- [Supplied data]:
-----

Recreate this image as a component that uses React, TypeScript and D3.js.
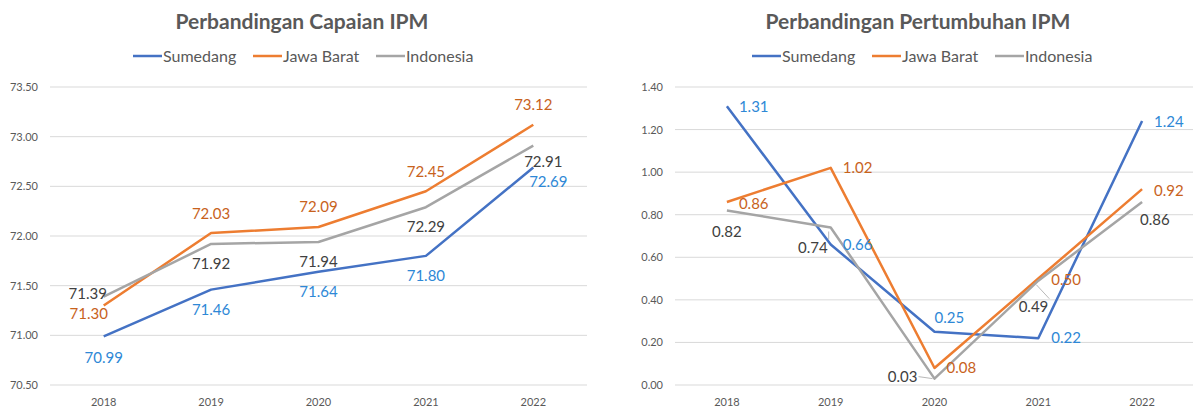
import React from 'react';
import * as d3 from 'd3';

const W = 1193;
const H = 407;

const years = ['2018', '2019', '2020', '2021', '2022'];
const seriesNames = ['Sumedang', 'Jawa Barat', 'Indonesia'];

// Capaian IPM
const capaianSumedang = [70.99, 71.46, 71.64, 71.8, 72.69];
const capaianJabar = [71.3, 72.03, 72.09, 72.45, 73.12];
const capaianIndonesia = [71.39, 71.92, 71.94, 72.29, 72.91];
const capaianTicks = [70.5, 71.0, 71.5, 72.0, 72.5, 73.0, 73.5];

// Pertumbuhan IPM
const tumbuhSumedang = [1.31, 0.66, 0.25, 0.22, 1.24];
const tumbuhJabar = [0.86, 1.02, 0.08, 0.5, 0.92];
const tumbuhIndonesia = [0.82, 0.74, 0.03, 0.49, 0.86];
const tumbuhTicks = [0, 0.2, 0.4, 0.6, 0.8, 1.0, 1.2, 1.4];

const lineColors = ['#4472C4', '#ED7D31', '#A5A5A5'];
const labelColors = ['#2E88D6', '#C8621C', '#404040'];
const FONT = 'Lato, "Open Sans", sans-serif';

// label placement: [dx, dy, anchor, leader]
type Place = [number, number, string, boolean?];
const capaianPlace: Place[][] = [
  [[0, 21, 'middle'], [0, 20, 'middle'], [0, 20, 'middle'], [0, 20, 'middle'], [15, 14, 'middle']],
  [[-15, 8, 'middle'], [0, -19, 'middle'], [0, -20, 'middle'], [0, -20, 'middle'], [0, -20, 'middle']],
  [[-16, -3, 'middle'], [0, 20, 'middle'], [0, 20, 'middle'], [0, 20, 'middle'], [10, 16, 'middle']],
];
const tumbuhPlace: Place[][] = [
  [[12, 1, 'start'], [12, 0, 'start'], [0, -14, 'start'], [13, 0, 'start'], [12, 1, 'start']],
  [[12, 2, 'start'], [12, 0, 'start'], [12, 0, 'start'], [13, 1, 'start'], [12, 2, 'start']],
  [[0, 21, 'middle'], [-3, 20, 'end', true], [-17, -2, 'end', true], [10, 26, 'end', true], [-2, 18, 'start']],
];

type ChartProps = {
  title: string;
  cx: number;
  left: number;
  right: number;
  ticks: number[];
  series: number[][];
  place: Place[][];
  legendX: number;
};

const LineChart = ({ title, cx, left, right, ticks, series, place, legendX }: ChartProps) => {
  const top = 87;
  const bottom = 385;
  const x = d3.scalePoint<string>().domain(years).range([left, right]).padding(0.5);
  const y = d3
    .scaleLinear()
    .domain([ticks[0], ticks[ticks.length - 1]])
    .range([bottom, top]);
  const line = d3
    .line<number>()
    .x((_, i) => x(years[i]) as number)
    .y((v) => y(v));
  const fmt = d3.format('.2f');
  const legendOffsets = [0, 120, 243];

  return (
    <g fontFamily={FONT}>
      <text x={cx} y={29} textAnchor="middle" fontSize={21} fontWeight={700} fill="#595959">
        {title}
      </text>
      {seriesNames.map((n, i) => (
        <g key={n} transform={`translate(${legendX + legendOffsets[i]},56)`}>
          <line x1={0} x2={29} y1={0} y2={0} stroke={lineColors[i]} strokeWidth={2.5} />
          <text x={30} y={5.5} fontSize={16} fill="#595959">
            {n}
          </text>
        </g>
      ))}
      {ticks.map((t) => (
        <g key={t}>
          <line x1={left} x2={right} y1={y(t)} y2={y(t)} stroke="#D9D9D9" strokeWidth={1} />
          <text x={left - 12} y={y(t) + 4} textAnchor="end" fontSize={11} fill="#595959">
            {fmt(t)}
          </text>
        </g>
      ))}
      {years.map((yr) => (
        <text key={yr} x={x(yr)} y={406} textAnchor="middle" fontSize={11} fill="#595959">
          {yr}
        </text>
      ))}
      {series.map((s, i) => (
        <path key={i} d={line(s) || ''} fill="none" stroke={lineColors[i]} strokeWidth={2.5} strokeLinejoin="round" />
      ))}
      {series.map((s, i) =>
        s.map((v, j) => {
          const [dx, dy, anchor, leader] = place[i][j];
          const px = x(years[j]) as number;
          const py = y(v);
          return (
            <g key={`${i}-${j}`}>
              {leader && (
                <line
                  x1={px - 2}
                  y1={py + (dy > 10 ? 4 : 0)}
                  x2={px + dx + (anchor === 'end' ? 1 : 0)}
                  y2={py + dy - (dy > 10 ? 8 : 0)}
                  stroke="#A6A6A6"
                  strokeWidth={0.8}
                />
              )}
              <text
                x={px + dx}
                y={py + dy}
                dy="0.35em"
                textAnchor={anchor}
                fontSize={15}
                fill={labelColors[i]}
              >
                {fmt(v)}
              </text>
            </g>
          );
        })
      )}
    </g>
  );
};

export default function App() {
  return (
    <svg width={W} height={H} style={{ position: 'absolute', left: 0, top: 0, background: '#fff' }}>
      <LineChart
        title="Perbandingan Capaian IPM"
        cx={302}
        left={50}
        right={587}
        ticks={capaianTicks}
        series={[capaianSumedang, capaianJabar, capaianIndonesia]}
        place={capaianPlace}
        legendX={133}
      />
      <LineChart
        title="Perbandingan Pertumbuhan IPM"
        cx={918}
        left={675}
        right={1194}
        ticks={tumbuhTicks}
        series={[tumbuhSumedang, tumbuhJabar, tumbuhIndonesia]}
        place={tumbuhPlace}
        legendX={752}
      />
    </svg>
  );
}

-----

- [Directive]: Quote the material exactly. Pictures stay out.

- [Answer to the exercise]:
Recreate this image as a component that uses React, TypeScript and D3.js.
import React from 'react';
import * as d3 from 'd3';

const W = 1193;
const H = 407;

const years = ['2018', '2019', '2020', '2021', '2022'];
const seriesNames = ['Sumedang', 'Jawa Barat', 'Indonesia'];

// Capaian IPM
const capaianSumedang = [70.99, 71.46, 71.64, 71.8, 72.69];
const capaianJabar = [71.3, 72.03, 72.09, 72.45, 73.12];
const capaianIndonesia = [71.39, 71.92, 71.94, 72.29, 72.91];
const capaianTicks = [70.5, 71.0, 71.5, 72.0, 72.5, 73.0, 73.5];

// Pertumbuhan IPM
const tumbuhSumedang = [1.31, 0.66, 0.25, 0.22, 1.24];
const tumbuhJabar = [0.86, 1.02, 0.08, 0.5, 0.92];
const tumbuhIndonesia = [0.82, 0.74, 0.03, 0.49, 0.86];
const tumbuhTicks = [0, 0.2, 0.4, 0.6, 0.8, 1.0, 1.2, 1.4];

const lineColors = ['#4472C4', '#ED7D31', '#A5A5A5'];
const labelColors = ['#2E88D6', '#C8621C', '#404040'];
const FONT = 'Lato, "Open Sans", sans-serif';

// label placement: [dx, dy, anchor, leader]
type Place = [number, number, string, boolean?];
const capaianPlace: Place[][] = [
  [[0, 21, 'middle'], [0, 20, 'middle'], [0, 20, 'middle'], [0, 20, 'middle'], [15, 14, 'middle']],
  [[-15, 8, 'middle'], [0, -19, 'middle'], [0, -20, 'middle'], [0, -20, 'middle'], [0, -20, 'middle']],
  [[-16, -3, 'middle'], [0, 20, 'middle'], [0, 20, 'middle'], [0, 20, 'middle'], [10, 16, 'middle']],
];
const tumbuhPlace: Place[][] = [
  [[12, 1, 'start'], [12, 0, 'start'], [0, -14, 'start'], [13, 0, 'start'], [12, 1, 'start']],
  [[12, 2, 'start'], [12, 0, 'start'], [12, 0, 'start'], [13, 1, 'start'], [12, 2, 'start']],
  [[0, 21, 'middle'], [-3, 20, 'end', true], [-17, -2, 'end', true], [10, 26, 'end', true], [-2, 18, 'start']],
];

type ChartProps = {
  title: string;
  cx: number;
  left: number;
  right: number;
  ticks: number[];
  series: number[][];
  place: Place[][];
  legendX: number;
};

const LineChart = ({ title, cx, left, right, ticks, series, place, legendX }: ChartProps) => {
  const top = 87;
  const bottom = 385;
  const x = d3.scalePoint<string>().domain(years).range([left, right]).padding(0.5);
  const y = d3
    .scaleLinear()
    .domain([ticks[0], ticks[ticks.length - 1]])
    .range([bottom, top]);
  const line = d3
    .line<number>()
    .x((_, i) => x(years[i]) as number)
    .y((v) => y(v));
  const fmt = d3.format('.2f');
  const legendOffsets = [0, 120, 243];

  return (
    <g fontFamily={FONT}>
      <text x={cx} y={29} textAnchor="middle" fontSize={21} fontWeight={700} fill="#595959">
        {title}
      </text>
      {seriesNames.map((n, i) => (
        <g key={n} transform={`translate(${legendX + legendOffsets[i]},56)`}>
          <line x1={0} x2={29} y1={0} y2={0} stroke={lineColors[i]} strokeWidth={2.5} />
          <text x={30} y={5.5} fontSize={16} fill="#595959">
            {n}
          </text>
        </g>
      ))}
      {ticks.map((t) => (
        <g key={t}>
          <line x1={left} x2={right} y1={y(t)} y2={y(t)} stroke="#D9D9D9" strokeWidth={1} />
          <text x={left - 12} y={y(t) + 4} textAnchor="end" fontSize={11} fill="#595959">
            {fmt(t)}
          </text>
        </g>
      ))}
      {years.map((yr) => (
        <text key={yr} x={x(yr)} y={406} textAnchor="middle" fontSize={11} fill="#595959">
          {yr}
        </text>
      ))}
      {series.map((s, i) => (
        <path key={i} d={line(s) || ''} fill="none" stroke={lineColors[i]} strokeWidth={2.5} strokeLinejoin="round" />
      ))}
      {series.map((s, i) =>
        s.map((v, j) => {
          const [dx, dy, anchor, leader] = place[i][j];
          const px = x(years[j]) as number;
          const py = y(v);
          return (
            <g key={`${i}-${j}`}>
              {leader && (
                <line
                  x1={px - 2}
                  y1={py + (dy > 10 ? 4 : 0)}
                  x2={px + dx + (anchor === 'end' ? 1 : 0)}
                  y2={py + dy - (dy > 10 ? 8 : 0)}
                  stroke="#A6A6A6"
                  strokeWidth={0.8}
                />
              )}
              <text
                x={px + dx}
                y={py + dy}
                dy="0.35em"
                textAnchor={anchor}
                fontSize={15}
                fill={labelColors[i]}
              >
                {fmt(v)}
              </text>
            </g>
          );
        })
      )}
    </g>
  );
};

export default function App() {
  return (
    <svg width={W} height={H} style={{ position: 'absolute', left: 0, top: 0, background: '#fff' }}>
      <LineChart
        title="Perbandingan Capaian IPM"
        cx={302}
        left={50}
        right={587}
        ticks={capaianTicks}
        series={[capaianSumedang, capaianJabar, capaianIndonesia]}
        place={capaianPlace}
        legendX={133}
      />
      <LineChart
        title="Perbandingan Pertumbuhan IPM"
        cx={918}
        left={675}
        right={1194}
        ticks={tumbuhTicks}
        series={[tumbuhSumedang, tumbuhJabar, tumbuhIndonesia]}
        place={tumbuhPlace}
        legendX={752}
      />
    </svg>
  );
}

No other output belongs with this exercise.